Potter College News
WKU English Club Hosts 2021 Goldenrod Poetry Festival
- Joseph Shoulders
- Monday, April 19th, 2021
On Thursday, April 15, the WKU English Club hosted the 2021 Goldenrod Poetry Festival via Zoom. The event announced this year’s winners of the English Club’s annual poetry competition. The festival featured guest poet Mackenzie Berry, who led the finalists through a workshop, gave a poetry reading, and selected the winners. This year’s finalists were Kayla Spears, Ella Corder, Noah Powers, Mo Stevens, Summer Mohamed, Samantha Bishop, Laynie Smith, Adam Woodard, Kaity Kot, and Faith Harris.
Mackenzie Berry is a poet from Louisville who is currently pursuing an MFA in Poetry at Cornell University. Before the festival, Berry led the finalists through a workshop of their poems. “Mackenzie Berry was incredible,” English Club Vice President and competition participant Noah Powers said. “Her running of the workshop had all of the finalists speaking up and genuinely participating, which can be hard when you’re all sort of hodge-podged together, and you’re only seeing the poems in that short time.”
Berry began the festival by sharing some of her poems from Slack Tongue City, her debut collection set to release in March 2022. Her poetry centered around her experiences in Louisville and touched on a variety of topics including the city’s blend of urban and rural issues and poignant reflections on lost love and death.
“Mackenzie Berry gave a fantastic reading,” English Club faculty sponsor Dr. Tom Hunley said. “She is someone that our students can both relate to and look up to.”
Powers said, “[Berry’s] reading was so wonderful—she is such a talented poet, and she reads beautifully, so it made for an amazing Goldenrod to have a poet like her as our guest for this year’s events.”
After the poetry reading, attendees asked Berry questions. In her answers, Berry discussed the poets that inspire her, her writing and revising process, her methods for beginning a collection, and how she decided on an MFA program.
Berry then announced the winners of the poetry competition, and the winners read their poems when called. Kaity Kot’s “How Many Times Have People Used a Pen or Paintbrush Because They Couldn’t Pull The Trigger?” received Honorable Mention; Adam Woodard’s “For Papa” placed third; Noah Powers’s “The Spaceman is All Alone on the Moon” placed second; and, Kayla Spears’s “I See Myself in Everything” placed first.
Powers shared his thoughts on the winners and finalists. “I do not envy [Berry] for having to choose the four subjectively best of this year’s finalists. It was a Goldenrod blessed with a lot of submissions in the first place and then with a super talented group of finalists with excellent poems to show for it,” he said. “There was not a single finalist this year who did not write a poem worthy of being top three.”

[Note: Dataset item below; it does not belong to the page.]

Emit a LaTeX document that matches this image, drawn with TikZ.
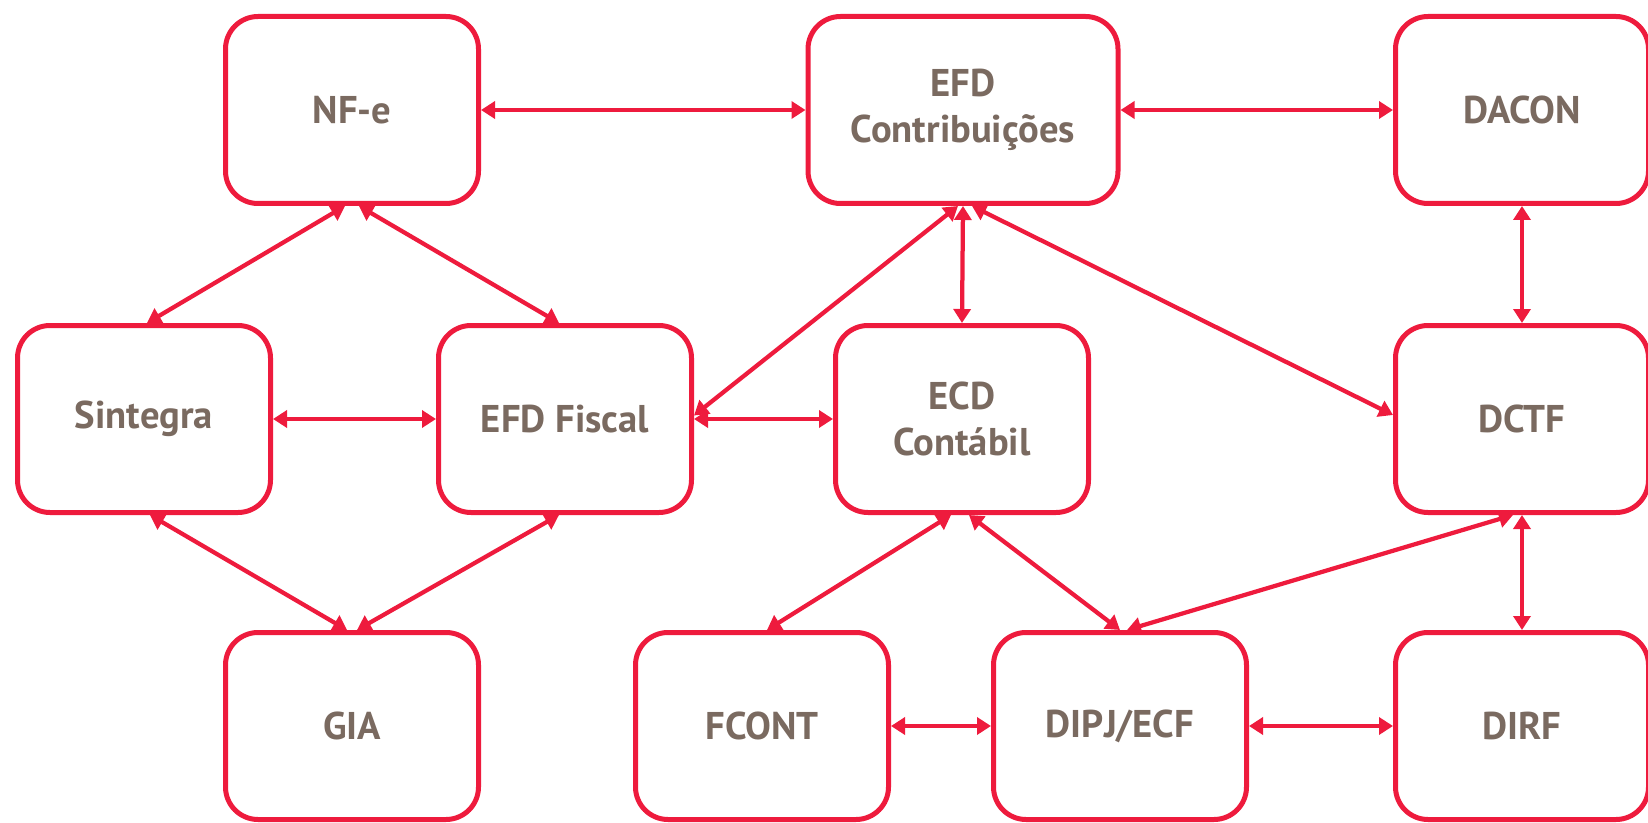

On the success of the festival, Powers said, “I’m extremely happy, as English Club V.P., with the Zoom turn out with just over thirty people showing up to listen to some poems on a Thursday night in the rush hour of semester busyness. I’m just overjoyed that in yet another pandemic-maligned semester, we were able to hold Goldenrod and celebrate these poets and poetry.”